Comme dans les films d’Edwin S. Porter de la même période, ceux d’Alice Guy respectent deux principes : la concentration des éléments visuels dans des plans-tableaux frontaux et l’usage des intertitres pour l’explicitation de la trame narrative. L’efficacité esthétique est au service de l’émotion. Dans Falling Leaves, Alice Guy s’appuie sur la combinaison entre l’imminence de la mort et la croyance de Trixie en la rémission de sa sœur. Ce geste mélodramatique renonce à la vision purement mélancolique du tuberculeux proposée par le photographe Peach Robinson (Fading Away, 1858) ou par le peintre Edvard Munch (L’enfant malade, 1886).
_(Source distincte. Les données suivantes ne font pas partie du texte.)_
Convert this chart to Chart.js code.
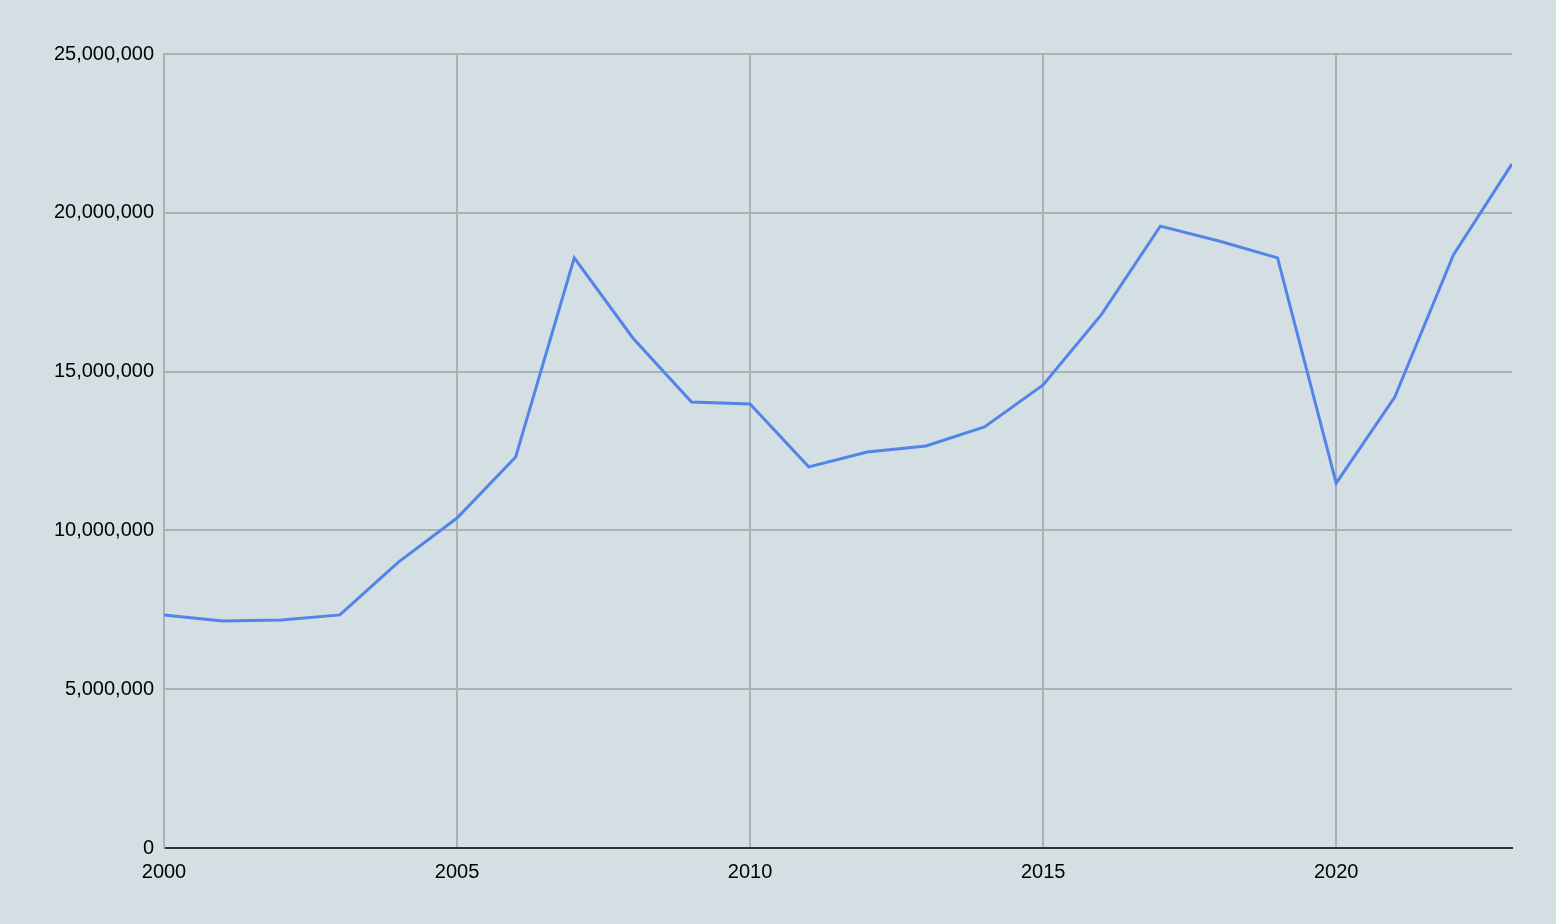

Alice Guy troque l’auscultation sombre pour une chronique lucide teintée d’espoir. D’autant qu’en 1912 les recherches scientifiques relatives à la vaccination contre la tuberculose sont encore expérimentales ; il faudra attendre les années 1920 pour que le BCG (soit le “vaccin bilié de Calmette et Guérin”) se diffuse largement. Aussi Falling Leaves, derrière sa simplicité apparente, démontre-t-il une énième fois que l’aspect fantas(ti)que du cinéma d’Alice Guy relève d’un profond engagement que l’on pourrait qualifier de visionnaire.

Mathieu Lericq

Réalisation et scénario : Alice Guy. Interprétation : Mace Greenleaf, Blanche Cornwall et Marian Swayne. Production : Solax.